The U.S. Capitol and the White House, on the Mall's edges, were built with slave labor. Until an agreement in 1850, slaves were bought and sold in Washington, including at a market just a few blocks off the Mall.

Today, the new Smithsonian National Museum of African American History and Culture is under design to be sited on the Mall, in the shadow of the Washington monument.

A new memorial to King himself has been sited at the Tidal Basin, midway between the monuments to Thomas Jefferson and Abraham Lincoln.

"The monuments take on layers of meaning," said Judy Scott Feldman, the chairwoman of the National Coalition to Save Our Mall, a preservation group. "It allows us to look at the Mall not just from a Pollyannaish point of view and to say, 'Don't we have great ideals?,' but to remind us of those ideals and that we're not there yet."

Over the past century, the Mall was the site of many demonstrations for equal rights.

Among the significant events was the free public concert of black opera singer Marian Anderson in 1939.

The Daughters of the American Revolution denied Anderson the chance to perform before an integrated audience at Constitution Hall in Washington.

The National Association for the Advancement of Colored People fought back, and first lady Eleanor Roosevelt supported its cause to hold a concert by Anderson on the steps of the Lincoln Memorial. Some 50,000 people came.

Two years later, civil rights activists planned a march to the Lincoln Memorial to protest discrimination in the Army and defense jobs.
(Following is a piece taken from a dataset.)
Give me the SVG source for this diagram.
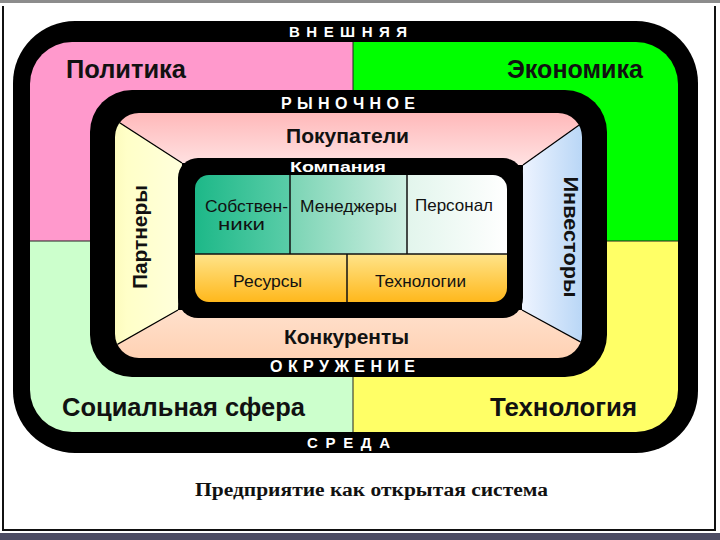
<svg xmlns="http://www.w3.org/2000/svg" width="720" height="540" viewBox="0 0 720 540">
<defs>
<style>
.t{font-family:"Liberation Sans",Arial,sans-serif;fill:#111}
.big{font-size:25px;font-weight:bold}
.band{font-family:"Liberation Sans",Arial,sans-serif;font-size:15px;font-weight:bold;fill:#fff}
.cell{font-size:17px}
.mid{font-size:20px;font-weight:bold}
.cap{font-family:"Liberation Serif","Times New Roman",serif;font-size:18px;font-weight:bold;fill:#111}
.div{stroke:#222;stroke-width:1;fill:none}
.cdiv{stroke:#111;stroke-width:1.5;fill:none}
.diag{stroke:#000;stroke-width:1.2;fill:none}
</style>
<clipPath id="envClip"><rect x="30" y="42" width="648" height="390" rx="42"/></clipPath>
<clipPath id="mktClip"><rect x="115" y="113" width="467" height="245" rx="24"/></clipPath>
<clipPath id="cellClip"><rect x="195" y="175" width="312" height="127" rx="14"/></clipPath>
<linearGradient id="gTop" x1="0" y1="0" x2="0" y2="1"><stop offset="0" stop-color="#FFA6A8"/><stop offset="1" stop-color="#FFE2E2"/></linearGradient>
<linearGradient id="gLeft" x1="0" y1="0" x2="1" y2="0"><stop offset="0" stop-color="#F8F4A8"/><stop offset="0.4" stop-color="#FFFFC8"/><stop offset="1" stop-color="#FFFFDC"/></linearGradient>
<linearGradient id="gRight" x1="0" y1="0" x2="1" y2="0"><stop offset="0" stop-color="#EEF4FF"/><stop offset="1" stop-color="#98C4F0"/></linearGradient>
<linearGradient id="gBot" x1="0" y1="0" x2="0" y2="1"><stop offset="0" stop-color="#FFE0CC"/><stop offset="1" stop-color="#FFCBA8"/></linearGradient>
<linearGradient id="gOwn" x1="0" y1="0" x2="1" y2="0"><stop offset="0" stop-color="#1DB888"/><stop offset="1" stop-color="#5ACDA8"/></linearGradient>
<linearGradient id="gMgr" x1="0" y1="0" x2="1" y2="0"><stop offset="0" stop-color="#7AD4B4"/><stop offset="1" stop-color="#CFEFE2"/></linearGradient>
<linearGradient id="gStaff" x1="0" y1="0" x2="1" y2="0"><stop offset="0" stop-color="#E2F5EC"/><stop offset="1" stop-color="#FFFFFF"/></linearGradient>
<linearGradient id="gRes" x1="0" y1="0" x2="0" y2="1"><stop offset="0" stop-color="#FFE48A"/><stop offset="1" stop-color="#FFB81C"/></linearGradient>
</defs>

<rect width="720" height="540" fill="#fff"/>

<g id="frame">
<rect x="0" y="0" width="720" height="3" fill="#8c8c8c"/>
<rect x="2" y="6" width="2" height="525" fill="#111"/>
<rect x="714" y="6" width="2" height="525" fill="#111"/>
<rect x="2" y="529" width="714" height="2" fill="#111"/>
<rect x="0" y="533" width="720" height="7" fill="#4d4d64"/>
</g>

<g id="environment">
<rect x="13" y="21" width="685" height="432" rx="62" fill="#000"/>
<g clip-path="url(#envClip)">
<g id="politics"><rect x="30" y="42" width="323" height="199" fill="#FF99CC"/></g>
<g id="economy"><rect x="353" y="42" width="325" height="199" fill="#00FF00"/></g>
<g id="social"><rect x="30" y="241" width="323" height="191" fill="#CCFFCC"/></g>
<g id="technology"><rect x="353" y="241" width="325" height="191" fill="#FFFF66"/></g>
<line class="div" x1="353" y1="42" x2="353" y2="432"/>
<line class="div" x1="30" y1="241" x2="678" y2="241"/>
</g>
<text class="band" x="289" y="37" textLength="118" lengthAdjust="spacing">ВНЕШНЯЯ</text>
<text class="band" x="307" y="448" textLength="83" lengthAdjust="spacing">СРЕДА</text>
<text class="t big" x="66" y="78" textLength="120" lengthAdjust="spacingAndGlyphs">Политика</text>
<text class="t big" x="507" y="78" textLength="136" lengthAdjust="spacingAndGlyphs">Экономика</text>
<text class="t big" x="62" y="416" textLength="243" lengthAdjust="spacingAndGlyphs">Социальная сфера</text>
<text class="t big" x="490" y="416" textLength="147" lengthAdjust="spacingAndGlyphs">Технология</text>
</g>

<g id="market">
<rect x="90" y="90" width="517" height="287" rx="42" fill="#000"/>
<g clip-path="url(#mktClip)">
<g id="buyers"><polygon points="90,103.7 90,90 620,90 620,96 523,165 182,163" fill="url(#gTop)"/></g>
<g id="partners"><polygon points="90,103.7 182,163 178,310 90,360" fill="url(#gLeft)"/></g>
<g id="investors"><polygon points="620,96 523,165 522,310 620,363.4" fill="url(#gRight)"/></g>
<g id="competitors"><polygon points="90,360 178,310 522,310 620,363.4 620,380 90,380" fill="url(#gBot)"/></g>
</g>
<text class="band" x="281" y="109" textLength="134" lengthAdjust="spacing" style="font-size:16px">РЫНОЧНОЕ</text>
<text class="band" x="270" y="372" textLength="145" lengthAdjust="spacing" style="font-size:16px">ОКРУЖЕНИЕ</text>
<text class="t mid" x="286" y="143" textLength="123" lengthAdjust="spacingAndGlyphs">Покупатели</text>
<text class="t mid" x="284" y="344" textLength="125" lengthAdjust="spacingAndGlyphs">Конкуренты</text>
<text class="t mid" transform="translate(147,237) rotate(-90)" text-anchor="middle" textLength="104" lengthAdjust="spacingAndGlyphs">Партнеры</text>
<text class="t mid" transform="translate(564,237) rotate(90)" text-anchor="middle" textLength="121" lengthAdjust="spacingAndGlyphs">Инвесторы</text>
</g>

<g id="connectors" clip-path="url(#mktClip)">
<line class="diag" x1="90" y1="103.7" x2="182" y2="163"/>
<line class="diag" x1="620" y1="96" x2="523" y2="165"/>
<line class="diag" x1="90" y1="360" x2="178" y2="310"/>
<line class="diag" x1="620" y1="363.4" x2="522" y2="310"/>
</g>

<g id="company">
<rect x="178" y="158" width="345" height="160" rx="20" fill="#000"/>
<text class="band" x="290" y="172" textLength="96" lengthAdjust="spacingAndGlyphs" style="font-size:15px">Компания</text>
<g clip-path="url(#cellClip)">
<g id="owners"><rect x="195" y="175" width="95" height="79" fill="url(#gOwn)"/></g>
<g id="managers"><rect x="290" y="175" width="117" height="79" fill="url(#gMgr)"/></g>
<g id="staff"><rect x="407" y="175" width="100" height="79" fill="url(#gStaff)"/></g>
<g id="resources"><rect x="195" y="254" width="152" height="48" fill="url(#gRes)"/></g>
<g id="technologies"><rect x="347" y="254" width="160" height="48" fill="url(#gRes)"/></g>
<line class="cdiv" x1="290" y1="175" x2="290" y2="254"/>
<line class="cdiv" x1="407" y1="175" x2="407" y2="254"/>
<line class="cdiv" x1="195" y1="254" x2="507" y2="254"/>
<line class="cdiv" x1="347" y1="254" x2="347" y2="302"/>
</g>
<text class="t cell" x="205" y="212" textLength="83" lengthAdjust="spacingAndGlyphs">Собствен-</text>
<text class="t cell" x="218" y="230" textLength="47" lengthAdjust="spacingAndGlyphs">ники</text>
<text class="t cell" x="300" y="212" textLength="97" lengthAdjust="spacingAndGlyphs">Менеджеры</text>
<text class="t cell" x="415" y="211" textLength="78" lengthAdjust="spacingAndGlyphs">Персонал</text>
<text class="t cell" x="233" y="287" textLength="69" lengthAdjust="spacingAndGlyphs">Ресурсы</text>
<text class="t cell" x="375" y="287" textLength="91" lengthAdjust="spacingAndGlyphs">Технологии</text>
</g>

<text class="cap" x="195" y="496" textLength="353" lengthAdjust="spacingAndGlyphs">Предприятие как открытая система</text>
</svg>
President Franklin D. Roosevelt signed a compromise prohibiting discrimination in defense jobs — though not in the Army — and the march was called off.
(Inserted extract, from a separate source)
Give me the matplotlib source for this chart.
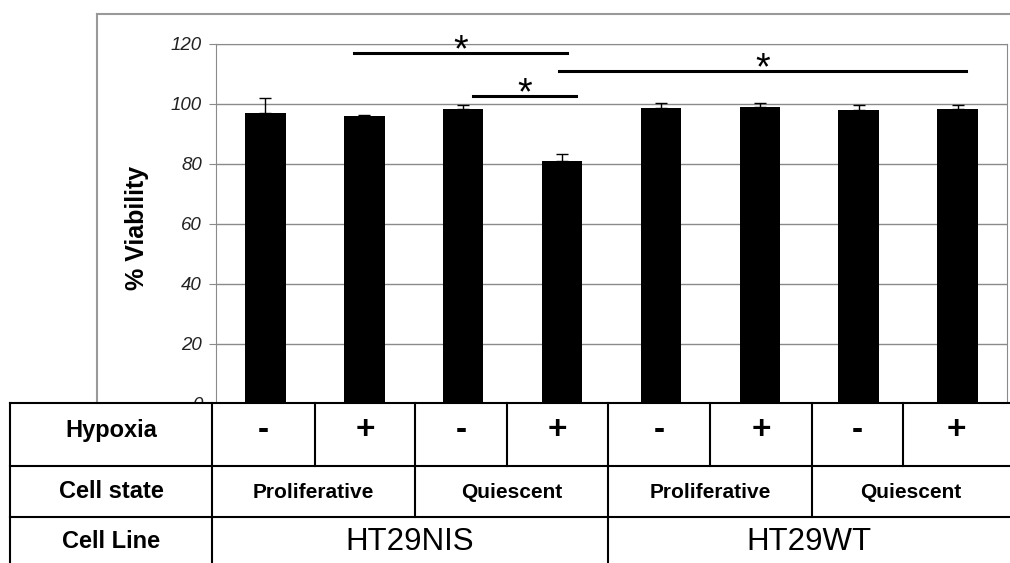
import numpy as np
import matplotlib.pyplot as plt
from matplotlib.patches import Rectangle

plt.rcParams['font.family'] = ['Liberation Sans', 'DejaVu Sans']

# data
viability = [97.0, 96.0, 98.4, 81.0, 98.8, 99.1, 97.9, 98.3]
errors = [5.0, 0.3, 1.3, 2.3, 1.7, 1.4, 1.7, 1.4]
hypoxia = ['-', '+', '-', '+', '-', '+', '-', '+']
cell_state = ['Proliferative', 'Quiescent', 'Proliferative', 'Quiescent']
cell_line = ['HT29NIS', 'HT29WT']
row_names = ['Hypoxia', 'Cell state', 'Cell Line']
yticks = [0, 20, 40, 60, 80, 100, 120]
# significance bars (start, end in bar index units, height in %)
sig_start = [0.9, 2.1, 2.97]
sig_end = [3.05, 3.14, 7.09]
sig_y = [116.9, 102.8, 111.0]

W, H = 1010, 563
fig = plt.figure(figsize=(W / 100, H / 100), dpi=100)
ax = fig.add_axes([216 / W, 1 - 404 / H, 791 / W, 360 / H])

x = np.arange(len(viability))
ax.bar(x, viability, width=0.41, color='black', zorder=3)
ax.errorbar(x, viability, yerr=[np.zeros(len(errors)), errors], fmt='none',
            ecolor='black', elinewidth=1, capsize=4, capthick=1, zorder=4)
ax.set_xlim(-0.5, 7.5)
ax.set_ylim(0, 120)
ax.set_yticks(yticks)
ax.set_xticks([])
ax.yaxis.grid(True, color='#8a8a8a', lw=1)
ax.set_axisbelow(True)
for s in ax.spines.values():
    s.set_color('#8a8a8a')
ax.tick_params(axis='y', length=5, color='#8a8a8a', labelsize=13.5,
               labelcolor='#222222', pad=5)
for lab in ax.get_yticklabels():
    lab.set_fontstyle('italic')
ax.set_ylabel('% Viability', fontsize=18, fontweight='bold')
ax.yaxis.set_label_coords(-0.085, 0.49)

for s, e, y in zip(sig_start, sig_end, sig_y):
    ax.plot([s, e], [y, y], color='black', lw=2.2, clip_on=False, zorder=5)
    ax.text((s + e) / 2, y - 2.8, '*', ha='center', va='baseline', fontsize=27)

# overlay in pixel units for the outer frame and the table
ov = fig.add_axes([0, 0, 1, 1], zorder=10)
ov.set_xlim(0, W)
ov.set_ylim(H, 0)
ov.axis('off')
ov.plot([97, 97], [14, 403], color='#999999', lw=1.5)
ov.plot([97, W], [14, 14], color='#999999', lw=1.5)

ov.add_patch(Rectangle((10, 403), W - 10, H - 403, facecolor='white', edgecolor='none'))
lc = dict(color='black', lw=1.5)
for y in [403, 466, 517]:
    ov.plot([10, W], [y, y], **lc)
ov.plot([10, 10], [403, H], **lc)
ov.plot([212, 212], [403, H], **lc)

hyp_edges = [212, 315, 415, 507, 608, 710, 812, 903, W]
state_edges = [212, 415, 608, 812, W]
line_edges = [212, 608, W]
for xe in hyp_edges[1:-1]:
    ov.plot([xe, xe], [403, 466], **lc)
for xe in state_edges[1:-1]:
    ov.plot([xe, xe], [466, 517], **lc)
for xe in line_edges[1:-1]:
    ov.plot([xe, xe], [517, H], **lc)

row_y = [430, 492, 542]
for name, y in zip(row_names, row_y):
    ov.text(111, y, name, ha='center', va='center', fontsize=17, fontweight='bold')
for i, t in enumerate(hypoxia):
    ov.text((hyp_edges[i] + hyp_edges[i + 1]) / 2, row_y[0], t, ha='center',
            va='center', fontsize=24, fontweight='bold')
for i, t in enumerate(cell_state):
    ov.text((state_edges[i] + state_edges[i + 1]) / 2, row_y[1], t, ha='center',
            va='center', fontsize=15, fontweight='bold')
for i, t in enumerate(cell_line):
    ov.text((line_edges[i] + line_edges[i + 1]) / 2, row_y[2], t, ha='center',
            va='center', fontsize=22.5)

fig.savefig('out.png', dpi=100)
In 1947, the NAACP held a demonstration at the Lincoln Memorial, and President Harry S Truman spoke.

There were civil rights demonstrations in 1957, '58 and '59. Then came King's momentous speech in 1963, and re-enactments in later years.
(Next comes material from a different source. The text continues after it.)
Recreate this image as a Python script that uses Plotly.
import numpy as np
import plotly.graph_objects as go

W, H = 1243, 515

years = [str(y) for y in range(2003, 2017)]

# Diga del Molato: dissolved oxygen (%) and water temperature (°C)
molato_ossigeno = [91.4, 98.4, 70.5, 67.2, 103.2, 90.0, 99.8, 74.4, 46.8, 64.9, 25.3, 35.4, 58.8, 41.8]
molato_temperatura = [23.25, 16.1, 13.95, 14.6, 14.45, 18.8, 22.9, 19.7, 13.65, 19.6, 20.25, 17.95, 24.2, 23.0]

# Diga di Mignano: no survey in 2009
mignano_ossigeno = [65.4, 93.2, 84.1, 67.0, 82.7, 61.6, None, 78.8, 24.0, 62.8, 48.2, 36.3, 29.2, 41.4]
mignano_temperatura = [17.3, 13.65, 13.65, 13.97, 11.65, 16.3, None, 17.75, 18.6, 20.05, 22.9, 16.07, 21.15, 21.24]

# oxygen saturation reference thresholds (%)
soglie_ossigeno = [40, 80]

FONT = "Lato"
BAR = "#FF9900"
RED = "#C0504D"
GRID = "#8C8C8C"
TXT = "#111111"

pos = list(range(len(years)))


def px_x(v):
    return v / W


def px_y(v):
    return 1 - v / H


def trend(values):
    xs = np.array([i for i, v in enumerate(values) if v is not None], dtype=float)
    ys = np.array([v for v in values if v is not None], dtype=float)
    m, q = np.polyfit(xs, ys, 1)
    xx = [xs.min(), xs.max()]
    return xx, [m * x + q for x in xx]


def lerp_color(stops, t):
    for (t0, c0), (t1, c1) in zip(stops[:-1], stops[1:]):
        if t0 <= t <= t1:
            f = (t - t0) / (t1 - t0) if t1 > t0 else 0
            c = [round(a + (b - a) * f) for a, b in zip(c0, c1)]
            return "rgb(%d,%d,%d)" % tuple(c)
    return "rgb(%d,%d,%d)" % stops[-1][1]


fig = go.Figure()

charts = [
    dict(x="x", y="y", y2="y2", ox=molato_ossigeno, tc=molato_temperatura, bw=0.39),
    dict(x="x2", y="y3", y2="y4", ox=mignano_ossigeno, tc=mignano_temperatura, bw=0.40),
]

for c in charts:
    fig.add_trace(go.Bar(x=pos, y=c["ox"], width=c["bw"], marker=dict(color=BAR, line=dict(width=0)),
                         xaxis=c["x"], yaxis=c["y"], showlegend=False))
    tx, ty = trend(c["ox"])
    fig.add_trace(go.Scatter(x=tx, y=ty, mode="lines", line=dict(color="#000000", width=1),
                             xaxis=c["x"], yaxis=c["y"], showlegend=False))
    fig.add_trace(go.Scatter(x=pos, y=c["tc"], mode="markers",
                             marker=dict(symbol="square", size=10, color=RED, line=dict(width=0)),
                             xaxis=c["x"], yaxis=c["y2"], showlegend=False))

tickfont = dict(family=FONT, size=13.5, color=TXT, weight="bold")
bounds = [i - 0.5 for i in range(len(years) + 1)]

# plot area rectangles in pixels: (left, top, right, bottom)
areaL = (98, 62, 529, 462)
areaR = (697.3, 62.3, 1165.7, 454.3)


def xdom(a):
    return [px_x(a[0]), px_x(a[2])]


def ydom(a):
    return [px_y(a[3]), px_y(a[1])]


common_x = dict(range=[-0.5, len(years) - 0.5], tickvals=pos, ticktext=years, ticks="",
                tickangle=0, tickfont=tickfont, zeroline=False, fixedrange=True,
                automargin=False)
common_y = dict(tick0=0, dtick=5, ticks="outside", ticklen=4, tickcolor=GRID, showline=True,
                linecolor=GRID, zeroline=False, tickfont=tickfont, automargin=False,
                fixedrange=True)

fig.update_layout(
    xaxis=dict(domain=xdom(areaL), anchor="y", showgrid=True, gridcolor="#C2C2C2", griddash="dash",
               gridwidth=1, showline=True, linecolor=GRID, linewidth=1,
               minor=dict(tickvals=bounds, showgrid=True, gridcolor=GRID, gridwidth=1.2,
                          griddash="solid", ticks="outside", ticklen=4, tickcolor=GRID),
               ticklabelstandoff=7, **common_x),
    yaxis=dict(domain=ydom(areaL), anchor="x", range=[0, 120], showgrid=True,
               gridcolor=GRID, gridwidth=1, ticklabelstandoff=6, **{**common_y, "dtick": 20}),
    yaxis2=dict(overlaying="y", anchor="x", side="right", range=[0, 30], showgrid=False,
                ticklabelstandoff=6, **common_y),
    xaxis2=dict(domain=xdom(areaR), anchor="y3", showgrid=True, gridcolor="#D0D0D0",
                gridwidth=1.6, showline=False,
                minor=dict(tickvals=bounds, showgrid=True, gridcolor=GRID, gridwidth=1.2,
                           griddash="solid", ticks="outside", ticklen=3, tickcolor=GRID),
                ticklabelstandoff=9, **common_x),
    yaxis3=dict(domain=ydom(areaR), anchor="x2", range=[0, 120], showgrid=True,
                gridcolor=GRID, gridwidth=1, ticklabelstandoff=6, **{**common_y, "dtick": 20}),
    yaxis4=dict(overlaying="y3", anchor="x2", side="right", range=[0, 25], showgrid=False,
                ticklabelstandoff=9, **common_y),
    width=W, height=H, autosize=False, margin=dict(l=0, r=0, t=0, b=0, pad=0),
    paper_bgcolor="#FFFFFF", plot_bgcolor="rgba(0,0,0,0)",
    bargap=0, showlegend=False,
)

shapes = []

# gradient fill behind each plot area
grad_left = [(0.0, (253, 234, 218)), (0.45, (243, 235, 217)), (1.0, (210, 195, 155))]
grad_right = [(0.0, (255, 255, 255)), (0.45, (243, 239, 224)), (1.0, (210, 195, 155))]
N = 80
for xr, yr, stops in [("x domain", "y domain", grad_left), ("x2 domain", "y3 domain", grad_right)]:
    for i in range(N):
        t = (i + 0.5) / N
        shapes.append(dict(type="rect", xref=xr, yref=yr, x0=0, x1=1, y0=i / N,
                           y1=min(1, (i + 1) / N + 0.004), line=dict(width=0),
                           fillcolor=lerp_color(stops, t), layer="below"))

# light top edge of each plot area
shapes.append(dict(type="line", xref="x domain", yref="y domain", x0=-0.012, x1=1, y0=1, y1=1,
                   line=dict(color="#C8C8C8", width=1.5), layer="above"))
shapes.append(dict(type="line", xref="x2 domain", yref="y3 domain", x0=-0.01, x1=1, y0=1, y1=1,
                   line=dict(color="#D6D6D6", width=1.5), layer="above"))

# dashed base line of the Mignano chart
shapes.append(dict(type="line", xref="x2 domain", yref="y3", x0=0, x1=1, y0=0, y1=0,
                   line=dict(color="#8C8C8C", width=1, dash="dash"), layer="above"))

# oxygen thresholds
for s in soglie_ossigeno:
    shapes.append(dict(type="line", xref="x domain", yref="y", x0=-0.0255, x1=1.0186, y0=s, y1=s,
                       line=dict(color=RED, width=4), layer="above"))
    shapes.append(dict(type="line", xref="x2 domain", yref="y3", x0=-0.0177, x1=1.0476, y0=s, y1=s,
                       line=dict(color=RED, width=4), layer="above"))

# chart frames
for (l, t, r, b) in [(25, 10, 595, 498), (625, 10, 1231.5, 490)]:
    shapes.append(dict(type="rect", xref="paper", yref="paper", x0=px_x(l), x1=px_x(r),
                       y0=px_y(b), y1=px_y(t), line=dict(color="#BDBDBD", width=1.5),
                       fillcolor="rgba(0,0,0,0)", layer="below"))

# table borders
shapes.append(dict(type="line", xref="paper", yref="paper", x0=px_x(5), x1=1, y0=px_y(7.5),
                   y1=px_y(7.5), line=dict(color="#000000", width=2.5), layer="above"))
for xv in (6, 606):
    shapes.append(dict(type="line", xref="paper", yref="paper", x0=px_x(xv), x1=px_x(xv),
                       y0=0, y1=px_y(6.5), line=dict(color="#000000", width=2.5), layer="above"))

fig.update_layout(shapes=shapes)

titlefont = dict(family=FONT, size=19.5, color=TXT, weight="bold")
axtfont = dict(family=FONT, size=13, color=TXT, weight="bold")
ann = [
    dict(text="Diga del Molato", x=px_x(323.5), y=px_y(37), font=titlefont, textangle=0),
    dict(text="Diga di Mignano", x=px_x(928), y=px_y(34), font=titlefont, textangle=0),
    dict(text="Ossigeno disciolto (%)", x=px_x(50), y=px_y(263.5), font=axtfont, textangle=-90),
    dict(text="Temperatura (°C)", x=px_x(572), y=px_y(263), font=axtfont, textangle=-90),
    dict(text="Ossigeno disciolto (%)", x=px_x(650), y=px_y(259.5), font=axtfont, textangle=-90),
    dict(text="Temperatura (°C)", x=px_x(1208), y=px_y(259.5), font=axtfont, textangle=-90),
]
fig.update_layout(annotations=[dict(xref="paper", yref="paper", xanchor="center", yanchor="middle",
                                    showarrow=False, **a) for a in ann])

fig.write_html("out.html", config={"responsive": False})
"The Lincoln Memorial was so powerful, and it was taken by African-Americans as their place in Washington," Barber said.

Eventually, she said, the National Park Service reluctantly put in a marker to honor the spot where King stood for his "I Have a Dream" speech.

The Million Man March was in 1995, and leader Louis Farrakhan turned marchers toward the west front of the U.S. Capitol because the space in front of it held more people than the space in front of the Lincoln Memorial.

"The story of America is of democracy," said Brent Glass, the director of the Smithsonian National Museum of American History. "The National Mall is the most physical representation of a lot of stories about American history."

On Tuesday, Obama will stand in front of the U.S. Capitol to take the oath of office, looking out over a sea of faces of all hues. The Lincoln Memorial will be off in the distance, at the other end of the Mall and almost out of sight of the Capitol's stage.

"You have this dynamic of a president being sworn in, that whole cycle of using the Mall as a site of protest of official action," Barber said. "Now it's as if both sides are united."

Lightner, the youth who hitchhiked from Raleigh to Washington nearly half a century ago, returned home late that night in 1963 to find his mother distraught with worry.

His father, though, didn't say a word.

"I think he was kind of proud of me," Lightner said.